More About That Chinese Nuclear Test . . .

Chinese President Xi Jinping. (AFP)

The Trump Administration said recently that China conducted a nuclear explosive test and tried to conceal it from the world. The press doubts the story and insists President Trump is courting nuclear war if he tests America’s nuclear arsenal. So credit the Administration for adding details to the record and educating the public about the threat from China and Russia.

Chinese President Xi Jinping. (AFP)
Chinese President Xi Jinping. (AFP)

“On June 22, 2020, we are aware that China conducted a nuclear explosive test,” the State Department’s Christopher Yeaw said at the Hudson Institute last week, reinforcing what the Administration alleged this month in Geneva. State said China had used a technique known as decoupling to muffle the register and evade detection.

Mr. Yeaw, an assistant secretary at State, added details: “The probable explosion occurred right near the Lop Nur nuclear test site” in China. A station in Kazakhstan detected a 2.75 magnitude event. There is “very little possibility I would say that it is anything but an explosion, a singular explosion.”

The event was “entirely not consistent with an earthquake” or “the ripple fire explosion that you get in mining,” he added.

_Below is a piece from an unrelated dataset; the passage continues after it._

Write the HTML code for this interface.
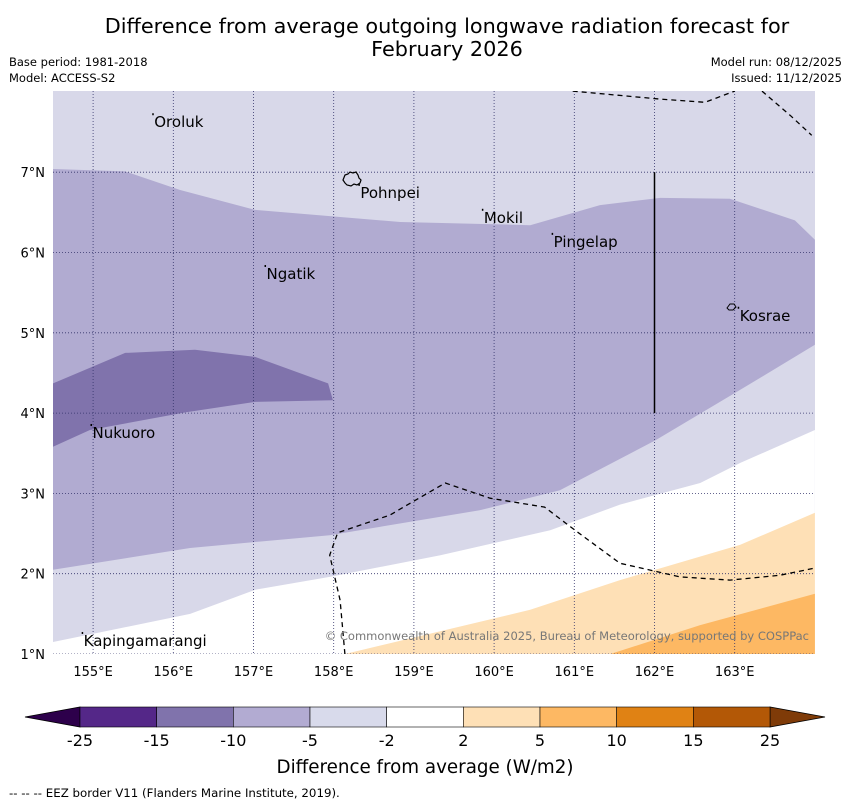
<!DOCTYPE html>
<html><head><meta charset="utf-8"><style>
body{margin:0;background:#fff;}
svg{display:block;}
.c{font-family:"DejaVu Sans",sans-serif;}
.m{font-family:"DejaVu Sans",sans-serif;}
</style></head><body>
<svg id="chart" width="850" height="804" viewBox="0 0 850 804">
<text class="c" x="447" y="33" font-size="20.8" text-anchor="middle">Difference from average outgoing longwave radiation forecast for</text>
<text class="c" x="447" y="56" font-size="20.8" text-anchor="middle">February 2026</text>
<text class="c" x="9" y="66" font-size="11.5">Base period: 1981-2018</text>
<text class="c" x="9" y="82" font-size="11.5">Model: ACCESS-S2</text>
<text class="c" x="842" y="66" font-size="11.5" text-anchor="end">Model run: 08/12/2025</text>
<text class="c" x="842" y="82" font-size="11.5" text-anchor="end">Issued: 11/12/2025</text>
<defs><clipPath id="mapclip"><rect x="53" y="91" width="762" height="563"/></clipPath></defs>
<g id="map" clip-path="url(#mapclip)"></g>
<g id="axes"></g>
<g id="cbar"></g>
<text class="c" x="425" y="773" font-size="18.3" text-anchor="middle">Difference from average (W/m2)</text>
<text class="c" x="9" y="797" font-size="11.8">--  --  -- EEZ border V11 (Flanders Marine Institute, 2019).</text>
</svg>
<script>
const lonTicks=[155,156,157,158,159,160,161,162,163];
const latTicks=[1,2,3,4,5,6,7];
const lightPurpleLower=[[154.5,1.15],[156.21,1.5],[157.02,1.8],[157.95,1.96],[159.33,2.23],[160.7,2.54],[161.57,2.86],[162.57,3.13],[163.07,3.38],[164,3.79]];
const mediumPurpleTop=[[154.5,7.04],[155.4,7.01],[156.08,6.78],[157.02,6.53],[158.83,6.38],[160.45,6.34],[161.32,6.59],[162.07,6.68],[162.94,6.67],[163.75,6.4],[164,6.16]];
const mediumPurpleBottom=[[164,4.85],[163.07,4.29],[162.01,3.66],[160.82,3.04],[159.82,2.79],[157.95,2.48],[156.21,2.32],[154.5,2.05]];
const darkPurple=[[154.5,4.37],[155.4,4.75],[156.27,4.79],[157.02,4.7],[157.93,4.37],[157.99,4.16],[157.02,4.14],[156.16,4.01],[154.96,3.79],[154.5,3.58]];
const lightOrange=[[158.14,1.0],[160.45,1.55],[161.57,1.92],[163.07,2.36],[164,2.76],[164,1.0]];
const midOrange=[[161.45,1.0],[162.57,1.36],[164,1.75],[164,1.0]];
const eezTop1=[[160.98,8.01],[162.07,7.91],[162.63,7.87],[163.0,8.01]];
const eezTop2=[[163.34,8.01],[163.69,7.71],[163.96,7.46]];
const eezLower=[[158.14,1.0],[158.08,1.67],[157.95,2.23],[158.05,2.51],[158.7,2.73],[159.39,3.13],[159.95,2.94],[160.63,2.83],[161.01,2.54],[161.57,2.13],[162.32,1.96],[162.94,1.92],[163.56,1.98],[164,2.07]];
const places=[["Oroluk",155.75,7.56],["Pohnpei",158.32,6.68],["Mokil",159.86,6.37],["Pingelap",160.73,6.07],["Ngatik",157.15,5.67],["Kosrae",163.05,5.15],["Nukuoro",154.98,3.69],["Kapingamarangi",154.87,1.10]];
const cbLevels=["-25","-15","-10","-5","-2","2","5","10","15","25"];
const cbColors=["#542788","#8073ac","#b2abd2","#d8daeb","#ffffff","#fee0b6","#fdb863","#e08214","#b35806"];
const NS='http://www.w3.org/2000/svg';
const X=lon=>53+(lon-154.5)*80.2;
const Y=lat=>654-(lat-1)*80.3;
const pts=a=>a.map(p=>X(p[0]).toFixed(1)+','+Y(p[1]).toFixed(1)).join(' ');
function mk(tag,attrs,parent){const e=document.createElementNS(NS,tag);for(const k in attrs)e.setAttribute(k,attrs[k]);parent.appendChild(e);return e;}
const map=document.getElementById('map');
let e=mk('rect',{x:53,y:91,width:762,height:563,fill:'#d8d8e9'},map);


e=mk('polygon',{points:pts(lightPurpleLower.concat([[164,1],[154.5,1]])),fill:'#ffffff'},map);


e=mk('polygon',{points:pts(mediumPurpleTop.concat(mediumPurpleBottom)),fill:'#b1abd1'},map);


e=mk('polygon',{points:pts(darkPurple),fill:'#8073ac'},map);


e=mk('polygon',{points:pts(lightOrange),fill:'#fee0b6'},map);


e=mk('polygon',{points:pts(midOrange),fill:'#fdb863'},map);


lonTicks.forEach(l=>{e=mk('line',{x1:X(l),x2:X(l),y1:91,y2:654,stroke:'#33336a','stroke-width':0.8,'stroke-dasharray':'1,2'},map);

});
latTicks.forEach(l=>{e=mk('line',{x1:53,x2:815,y1:Y(l),y2:Y(l),stroke:'#33336a','stroke-width':0.8,'stroke-dasharray':'1,2'},map);

});
[eezTop1,eezTop2,eezLower].forEach(a=>{e=mk('polyline',{points:pts(a),fill:'none',stroke:'#000','stroke-width':1.3,'stroke-dasharray':'5,4'},map);

});
e=mk('line',{x1:X(162),x2:X(162),y1:Y(7),y2:Y(4),stroke:'#000','stroke-width':1.5},map);


e=mk('path',{d:'M343,180 l2,-5 l3,-1 l2,-2 l3,1 l3,-1 l2,3 l1,3 l2,2 l-1,3 l-3,2 l-3,-1 l-3,2 l-4,-1 l-2,-2z',fill:'none',stroke:'#000','stroke-width':1.2},map);


e=mk('path',{d:'M727,308 l3,-4 l4,0 l2,3 l-3,3 l-4,0z',fill:'none',stroke:'#000','stroke-width':1},map);


places.forEach(p=>{e=mk('text',{x:X(p[1])+1,y:Y(p[2]),'font-size':15,class:'m',fill:'#000'},map);e.textContent=p[0];


e=mk('rect',{x:X(p[1])-1,y:Y(p[2])-14,width:1.5,height:2,fill:'#000'},map);

});
e=mk('text',{x:809,y:640,'font-size':11.5,class:'m','text-anchor':'end',fill:'#777'},map);e.textContent='© Commonwealth of Australia 2025, Bureau of Meteorology, supported by COSPPac';


const axes=document.getElementById('axes');
lonTicks.forEach(l=>{e=mk('text',{x:X(l),y:676,'font-size':13,class:'m','text-anchor':'middle'},axes);e.textContent=l+'°E';

});
latTicks.forEach(l=>{e=mk('text',{x:45,y:Y(l)+5,'font-size':13,class:'m','text-anchor':'end'},axes);e.textContent=l+'°N';

});
const cb=document.getElementById('cbar');
const cx0=80,cx1=770,cy=707,ch=20,sw=(cx1-cx0)/cbColors.length;
e=mk('polygon',{points:`${cx0},${cy} ${cx0},${cy+ch} 25,${cy+ch/2}`,fill:'#2d004b',stroke:'#000','stroke-width':0.8},cb);


e=mk('polygon',{points:`${cx1},${cy} ${cx1},${cy+ch} 825,${cy+ch/2}`,fill:'#7f3b08',stroke:'#000','stroke-width':0.8},cb);


cbColors.forEach((c,i)=>{e=mk('rect',{x:cx0+i*sw,y:cy,width:sw,height:ch,fill:c,stroke:'#000','stroke-width':0.6},cb);

});
cbLevels.forEach((t,i)=>{e=mk('text',{x:cx0+i*sw,y:746,'font-size':16,class:'c','text-anchor':'middle'},cb);e.textContent=t;

});
</script>
</body></html>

It “is quite consistent with what you would expect from a nuclear explosive test of some certain yield.”

China is denying the allegation at a decibel so high (“entirely unfounded”) it suggests that State has struck a nerve. Beijing insists it doesn’t conduct testing with yield, in voluntary accordance with an international treaty it hasn’t ratified. Yet the empirical record is that China and Russia will act in their own perceived interest regardless of international nuclear norms.

The U.S. government has said for years that Moscow may be conducting nuclear testing with yield. Beijing is on an unconstrained nuclear break out to 1,000 warheads by 2030, and refuses to even discuss arms control with the U.S.

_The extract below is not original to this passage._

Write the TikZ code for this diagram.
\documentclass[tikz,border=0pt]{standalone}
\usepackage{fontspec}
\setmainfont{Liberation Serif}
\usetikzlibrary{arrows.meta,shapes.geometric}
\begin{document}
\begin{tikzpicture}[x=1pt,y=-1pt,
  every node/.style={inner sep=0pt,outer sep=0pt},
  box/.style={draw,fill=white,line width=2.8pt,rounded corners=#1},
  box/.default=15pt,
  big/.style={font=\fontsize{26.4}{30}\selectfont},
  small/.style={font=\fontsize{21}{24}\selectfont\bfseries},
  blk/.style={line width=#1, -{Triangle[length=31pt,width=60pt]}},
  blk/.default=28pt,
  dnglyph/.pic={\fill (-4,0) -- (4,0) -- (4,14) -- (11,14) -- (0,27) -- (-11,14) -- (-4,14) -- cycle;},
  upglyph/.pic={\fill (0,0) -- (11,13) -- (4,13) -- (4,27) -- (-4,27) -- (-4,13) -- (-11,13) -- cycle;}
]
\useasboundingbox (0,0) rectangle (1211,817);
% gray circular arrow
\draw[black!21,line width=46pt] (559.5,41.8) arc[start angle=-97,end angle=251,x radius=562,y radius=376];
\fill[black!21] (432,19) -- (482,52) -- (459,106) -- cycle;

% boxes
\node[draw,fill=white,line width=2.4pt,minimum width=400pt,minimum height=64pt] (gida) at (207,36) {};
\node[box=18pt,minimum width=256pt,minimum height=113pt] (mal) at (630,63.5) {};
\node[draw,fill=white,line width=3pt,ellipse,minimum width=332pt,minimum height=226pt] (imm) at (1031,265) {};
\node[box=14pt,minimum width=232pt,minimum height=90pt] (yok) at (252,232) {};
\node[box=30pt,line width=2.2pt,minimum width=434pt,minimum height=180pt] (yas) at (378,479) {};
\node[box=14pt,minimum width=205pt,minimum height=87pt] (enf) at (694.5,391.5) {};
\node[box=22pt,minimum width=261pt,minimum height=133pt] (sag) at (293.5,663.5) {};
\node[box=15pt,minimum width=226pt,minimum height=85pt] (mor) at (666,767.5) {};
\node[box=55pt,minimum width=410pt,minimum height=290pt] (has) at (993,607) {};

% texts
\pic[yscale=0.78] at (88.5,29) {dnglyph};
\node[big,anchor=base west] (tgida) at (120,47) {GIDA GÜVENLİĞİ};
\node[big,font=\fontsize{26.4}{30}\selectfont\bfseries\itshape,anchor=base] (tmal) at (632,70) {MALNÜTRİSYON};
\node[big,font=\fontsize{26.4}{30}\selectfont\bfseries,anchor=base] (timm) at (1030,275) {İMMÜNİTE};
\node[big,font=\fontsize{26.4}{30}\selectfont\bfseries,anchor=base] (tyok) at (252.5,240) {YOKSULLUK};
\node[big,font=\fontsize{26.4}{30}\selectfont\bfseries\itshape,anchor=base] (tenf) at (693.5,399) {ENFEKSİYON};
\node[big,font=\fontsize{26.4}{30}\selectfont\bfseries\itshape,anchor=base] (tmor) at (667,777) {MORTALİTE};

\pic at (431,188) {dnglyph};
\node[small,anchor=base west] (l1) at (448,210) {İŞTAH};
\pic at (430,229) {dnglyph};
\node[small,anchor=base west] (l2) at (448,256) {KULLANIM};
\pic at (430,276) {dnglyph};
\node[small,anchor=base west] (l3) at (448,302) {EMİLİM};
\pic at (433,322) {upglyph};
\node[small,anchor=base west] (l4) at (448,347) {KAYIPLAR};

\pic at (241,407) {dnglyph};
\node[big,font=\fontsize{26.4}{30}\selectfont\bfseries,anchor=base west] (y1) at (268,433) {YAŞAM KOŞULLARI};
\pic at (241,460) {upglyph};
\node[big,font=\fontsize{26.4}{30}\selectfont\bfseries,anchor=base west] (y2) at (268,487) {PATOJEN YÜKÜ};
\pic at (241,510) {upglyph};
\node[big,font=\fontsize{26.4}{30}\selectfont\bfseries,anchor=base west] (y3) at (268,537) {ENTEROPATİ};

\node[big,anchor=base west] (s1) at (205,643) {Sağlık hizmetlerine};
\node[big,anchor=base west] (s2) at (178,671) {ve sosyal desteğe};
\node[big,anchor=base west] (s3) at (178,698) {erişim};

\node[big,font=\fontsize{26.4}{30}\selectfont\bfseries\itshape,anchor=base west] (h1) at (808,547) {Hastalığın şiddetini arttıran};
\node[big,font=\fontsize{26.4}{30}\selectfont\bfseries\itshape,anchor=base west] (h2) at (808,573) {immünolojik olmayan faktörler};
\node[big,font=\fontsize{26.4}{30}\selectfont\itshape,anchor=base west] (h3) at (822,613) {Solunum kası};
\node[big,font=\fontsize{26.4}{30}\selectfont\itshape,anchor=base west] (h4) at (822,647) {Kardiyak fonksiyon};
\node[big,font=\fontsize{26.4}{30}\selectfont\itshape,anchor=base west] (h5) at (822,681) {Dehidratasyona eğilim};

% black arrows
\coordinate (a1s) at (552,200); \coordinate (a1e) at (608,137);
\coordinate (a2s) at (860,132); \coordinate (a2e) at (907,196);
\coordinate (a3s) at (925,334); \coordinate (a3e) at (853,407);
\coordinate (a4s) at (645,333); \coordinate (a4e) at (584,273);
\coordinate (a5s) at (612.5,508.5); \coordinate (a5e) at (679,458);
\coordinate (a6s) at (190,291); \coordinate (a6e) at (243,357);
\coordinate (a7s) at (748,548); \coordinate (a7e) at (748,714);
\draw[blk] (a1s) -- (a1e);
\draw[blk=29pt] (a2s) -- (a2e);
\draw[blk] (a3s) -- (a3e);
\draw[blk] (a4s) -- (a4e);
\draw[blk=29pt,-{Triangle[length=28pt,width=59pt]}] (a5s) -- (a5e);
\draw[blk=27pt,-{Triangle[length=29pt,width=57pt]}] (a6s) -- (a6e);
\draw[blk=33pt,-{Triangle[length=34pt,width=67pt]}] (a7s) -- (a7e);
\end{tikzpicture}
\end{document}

Don’t buy that the alleged test in China wouldn’t matter if it was of low nuclear yield. That isn’t reassuring. The Pentagon warned late last year in a report that China “is probably pursuing nuclear weapons with yields below 10 kilotons,” so Beijing can “conduct limited nuclear counterstrikes against military targets and control nuclear escalation.”

In other words, China could be writing its nuclear blackmail playbook for a Taiwan crisis. The free world is at a known disadvantage in such tactical nuclear weapons, and Beijing wants to present the U.S. with the terrible options of surrender or resort to strategic weapons and risk a larger nuclear war.

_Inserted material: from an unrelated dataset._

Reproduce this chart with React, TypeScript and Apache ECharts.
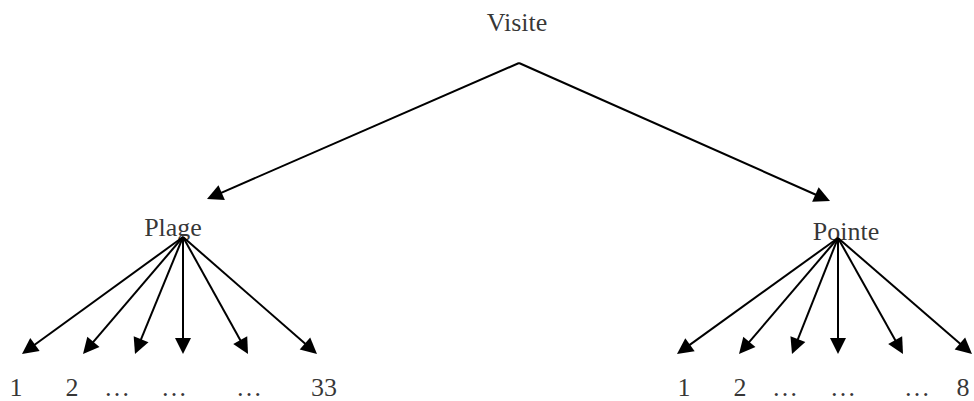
import React, { useEffect, useRef } from "react";
import * as echarts from "echarts";

// ---- content ----
const rootLabel = "Visite";
const branchLabels = ["Plage", "Pointe"];
const leafLabels = [
  ["1", "2", "…", "…", "…", "33"],
  ["1", "2", "…", "…", "…", "8"],
];

// ---- layout (diagram coordinates, px) ----
const rootLabelPos = [517, 22];
const rootAnchor = [519, 63];
const branchLabelPos = [
  [173, 227],
  [846, 231],
];
const branchArrowTips = [
  [207, 199],
  [830, 201],
];
const branchAnchors = [
  [183, 237],
  [838, 238],
];
const leafArrowTipX = [
  [22, 83, 135, 183, 248, 317],
  [677, 739, 792, 838, 903, 972],
];
const leafArrowTipY = 354;
const leafLabelX = [
  [16, 72, 117, 174, 249, 324],
  [684, 740, 785, 843, 917, 963],
];
const leafLabelY = 387;

const W = 974;
const H = 401;
const HEAD_LEN = 16;
const HEAD_W = 15;

function shorten(from: number[], tip: number[]) {
  const dx = tip[0] - from[0];
  const dy = tip[1] - from[1];
  const d = Math.sqrt(dx * dx + dy * dy);
  const k = (d - HEAD_LEN / 2) / d;
  return [from[0] + dx * k, from[1] + dy * k];
}

export default function App() {
  const ref = useRef<HTMLDivElement>(null);
  useEffect(() => {
    if (!ref.current) return;
    const chart = echarts.init(ref.current, undefined, { renderer: "svg" });

    const edges: any[] = [];
    branchArrowTips.forEach((tip) => {
      edges.push({ coords: [rootAnchor, shorten(rootAnchor, tip)] });
    });
    leafArrowTipX.forEach((xs, b) => {
      xs.forEach((x) => {
        const tip = [x, leafArrowTipY];
        edges.push({ coords: [branchAnchors[b], shorten(branchAnchors[b], tip)] });
      });
    });

    const labels: any[] = [];
    labels.push({ name: rootLabel, value: rootLabelPos });
    branchLabels.forEach((n, i) => labels.push({ name: n, value: branchLabelPos[i] }));
    leafLabels.forEach((arr, b) =>
      arr.forEach((n, i) => labels.push({ name: n, value: [leafLabelX[b][i], leafLabelY] }))
    );

    chart.setOption({
      animation: false,
      backgroundColor: "#ffffff",
      grid: { left: 0, top: 0, right: 0, bottom: 0 },
      xAxis: { type: "value", min: 0, max: W, show: false },
      yAxis: { type: "value", min: 0, max: H, inverse: true, show: false },
      series: [
        {
          type: "lines",
          coordinateSystem: "cartesian2d",
          symbol: ["none", "triangle"],
          symbolSize: [HEAD_W, HEAD_LEN],
          lineStyle: { color: "#000", width: 2, opacity: 1 },
          data: edges,
          silent: true,
          z: 1,
        },
        {
          type: "scatter",
          symbolSize: 0,
          data: labels,
          silent: true,
          z: 2,
          label: {
            show: true,
            position: "inside",
            formatter: (p: any) => p.name,
            color: "#000",
            fontFamily: "Liberation Serif",
            fontSize: 26,
          },
        },
      ],
    });
    return () => chart.dispose();
  }, []);
  return (
    <div
      ref={ref}
      style={{ position: "absolute", left: 0, top: 0, width: W, height: H, background: "#fff" }}
    />
  );
}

Russia commands as many as 2,000 tactical nukes, and the recently expired New Start treaty did nothing to constrain them, which alone made the pact unworthy of renewing. One of the biggest contributions Mr. Trump could make would be a crash project to deploy a sea-launched nuclear cruise missile on U.S. Navy submarines before he leaves office.

Mr. Trump has reserved the right to test U.S. nuclear weapons “on an equal basis” with adversaries, which is not an escalation. The world has changed since the U.S. stopped testing nuclear weapons in the 1990s, and simulations and modeling aren’t a perfect substitute.

The U.S. nuclear deterrent has been a force for peace in the world for 80 years, but preventing a nuclear exchange requires a capable and credible American arsenal. The State Department is right to explain, as it did this month, that it’s time to end the era “of U.S. unilateral restraint” that has limited only the free world’s defenses.